• **Brief**:
Leaving the pictures out, print the lines from the first line of the listing through the line containing "cliponaxis=False, showlegend=False))", exactly as they read, and no others.

>> Begin Raw data

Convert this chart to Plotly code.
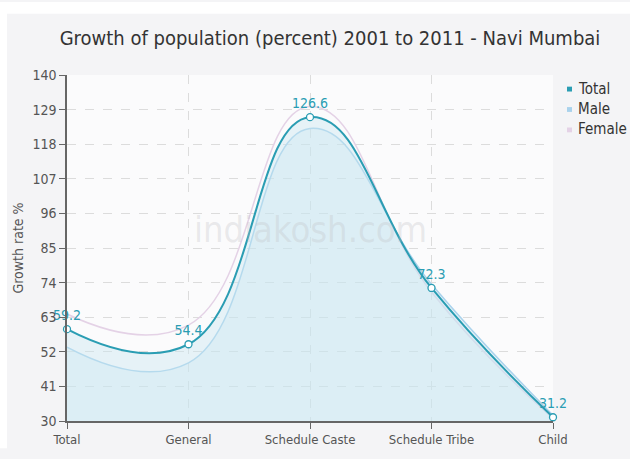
import plotly.graph_objects as go

# Growth of population (percent) 2001-2011, Navi Mumbai
categories = ["Total", "General", "Schedule Caste", "Schedule Tribe", "Child"]
total = [59.2, 54.4, 126.6, 72.3, 31.2]
male = [53.5, 48.5, 123.0, 73.5, 31.8]
female = [64.0, 60.5, 130.0, 71.0, 30.8]
y_ticks = [30, 41, 52, 63, 74, 85, 96, 107, 118, 129, 140]
legend_names = ["Total", "Male", "Female"]

TEAL = "#2a9db3"
MALE_C = "#a9d2ec"
FEMALE_C = "#e4d2e6"
FONT = "Liberation Sans Narrow, DejaVu Sans Condensed, DejaVu Sans, sans-serif"

W, H = 630, 459
L, R, T, B = 67, 77, 75, 28
pw, ph = W - L - R, H - T - B


def px_x(x):
    return (x - L) / pw


def px_y(y):
    return (H - B - y) / ph


fig = go.Figure()

fig.add_trace(go.Scatter(
    x=categories, y=female, mode="lines",
    line=dict(color=FEMALE_C, width=1.5, shape="spline", smoothing=1.3),
    showlegend=False, hoverinfo="skip"))
fig.add_trace(go.Scatter(
    x=categories, y=male, mode="lines",
    line=dict(color=MALE_C, width=1.5, shape="spline", smoothing=1.3),
    fill="tozeroy", fillcolor="rgba(200,228,240,0.35)", showlegend=False, hoverinfo="skip"))
fig.add_trace(go.Scatter(
    x=categories, y=total, mode="lines+markers+text",
    line=dict(color=TEAL, width=2, shape="spline", smoothing=1.3),
    marker=dict(size=7, color="white", line=dict(color=TEAL, width=1.3)),
    fill="tozeroy", fillcolor="rgba(200,230,240,0.4)",
    text=[f"{v:.1f}" for v in total], textposition="top center",
    textfont=dict(family=FONT, size=14, color=TEAL),
    cliponaxis=False, showlegend=False))

# hand-placed legend: small squares with labels to the right of the plot
legend_colors = [TEAL, MALE_C, FEMALE_C]
shapes = [
    dict(type="rect", xref="paper", yref="paper", x0=px_x(0), x1=px_x(W), y0=px_y(0), y1=px_y(12),
         fillcolor="white", line=dict(width=0), layer="below"),
    dict(type="rect", xref="paper", yref="paper", x0=px_x(0), x1=px_x(7), y0=px_y(H), y1=px_y(0),
         fillcolor="white", line=dict(width=0), layer="below"),
]
annotations = [
    dict(text="indiakosh.com", xref="paper", yref="paper", x=px_x(310), y=px_y(234),
         showarrow=False, font=dict(family=FONT, size=36, color="rgba(190,190,195,0.3)")),
]
for i, (name, col) in enumerate(zip(legend_names, legend_colors)):
    cy = 89 + i * 21
    shapes.append(dict(type="rect", xref="paper", yref="paper",
                       x0=px_x(567), x1=px_x(572), y0=px_y(cy + 3), y1=px_y(cy - 2),
                       fillcolor=col, line=dict(width=0)))
    annotations.append(dict(text=name, xref="paper", yref="paper", x=px_x(576), y=px_y(cy),
                            xanchor="left", yanchor="middle", showarrow=False,
                            font=dict(family=FONT, size=15, color="#333")))

fig.update_layout(
    width=W, height=H,
    margin=dict(l=L, r=R, t=T, b=B),
    paper_bgcolor="#f4f4f6",
    plot_bgcolor="#fbfbfc",
    font=dict(family=FONT, color="#444"),
    showlegend=False,
    title=dict(text="Growth of population (percent) 2001 to 2011 - Navi Mumbai",
               x=330 / W, xref="container", xanchor="center", y=1 - 38 / H, yanchor="middle",
               font=dict(family=FONT, size=20, color="#333")),
    xaxis=dict(type="category", range=[0, 4], showgrid=True, gridcolor="#dcdcdc", griddash="dash",
               showline=True, linecolor="#666", linewidth=1.5, ticks="outside", ticklen=6,
               tickcolor="#666", tickfont=dict(family=FONT, size=13, color="#555"), zeroline=False),
    yaxis=dict(range=[30, 140], tickvals=y_ticks, showgrid=True, gridcolor="#dcdcdc", griddash="dash",
               showline=True, linecolor="#666", linewidth=1.5, ticks="outside", ticklen=6,
               tickcolor="#666", tickfont=dict(family=FONT, size=14, color="#555"), zeroline=False,
               title=dict(text="Growth rate %", font=dict(family=FONT, size=14, color="#555"), standoff=6)),
    shapes=shapes,
    annotations=annotations,
)

fig.write_html("out.html", config={"displayModeBar": False})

>> End Raw data

• **Result for this exercise**:
Convert this chart to Plotly code.
import plotly.graph_objects as go

# Growth of population (percent) 2001-2011, Navi Mumbai
categories = ["Total", "General", "Schedule Caste", "Schedule Tribe", "Child"]
total = [59.2, 54.4, 126.6, 72.3, 31.2]
male = [53.5, 48.5, 123.0, 73.5, 31.8]
female = [64.0, 60.5, 130.0, 71.0, 30.8]
y_ticks = [30, 41, 52, 63, 74, 85, 96, 107, 118, 129, 140]
legend_names = ["Total", "Male", "Female"]

TEAL = "#2a9db3"
MALE_C = "#a9d2ec"
FEMALE_C = "#e4d2e6"
FONT = "Liberation Sans Narrow, DejaVu Sans Condensed, DejaVu Sans, sans-serif"

W, H = 630, 459
L, R, T, B = 67, 77, 75, 28
pw, ph = W - L - R, H - T - B


def px_x(x):
    return (x - L) / pw


def px_y(y):
    return (H - B - y) / ph


fig = go.Figure()

fig.add_trace(go.Scatter(
    x=categories, y=female, mode="lines",
    line=dict(color=FEMALE_C, width=1.5, shape="spline", smoothing=1.3),
    showlegend=False, hoverinfo="skip"))
fig.add_trace(go.Scatter(
    x=categories, y=male, mode="lines",
    line=dict(color=MALE_C, width=1.5, shape="spline", smoothing=1.3),
    fill="tozeroy", fillcolor="rgba(200,228,240,0.35)", showlegend=False, hoverinfo="skip"))
fig.add_trace(go.Scatter(
    x=categories, y=total, mode="lines+markers+text",
    line=dict(color=TEAL, width=2, shape="spline", smoothing=1.3),
    marker=dict(size=7, color="white", line=dict(color=TEAL, width=1.3)),
    fill="tozeroy", fillcolor="rgba(200,230,240,0.4)",
    text=[f"{v:.1f}" for v in total], textposition="top center",
    textfont=dict(family=FONT, size=14, color=TEAL),
    cliponaxis=False, showlegend=False))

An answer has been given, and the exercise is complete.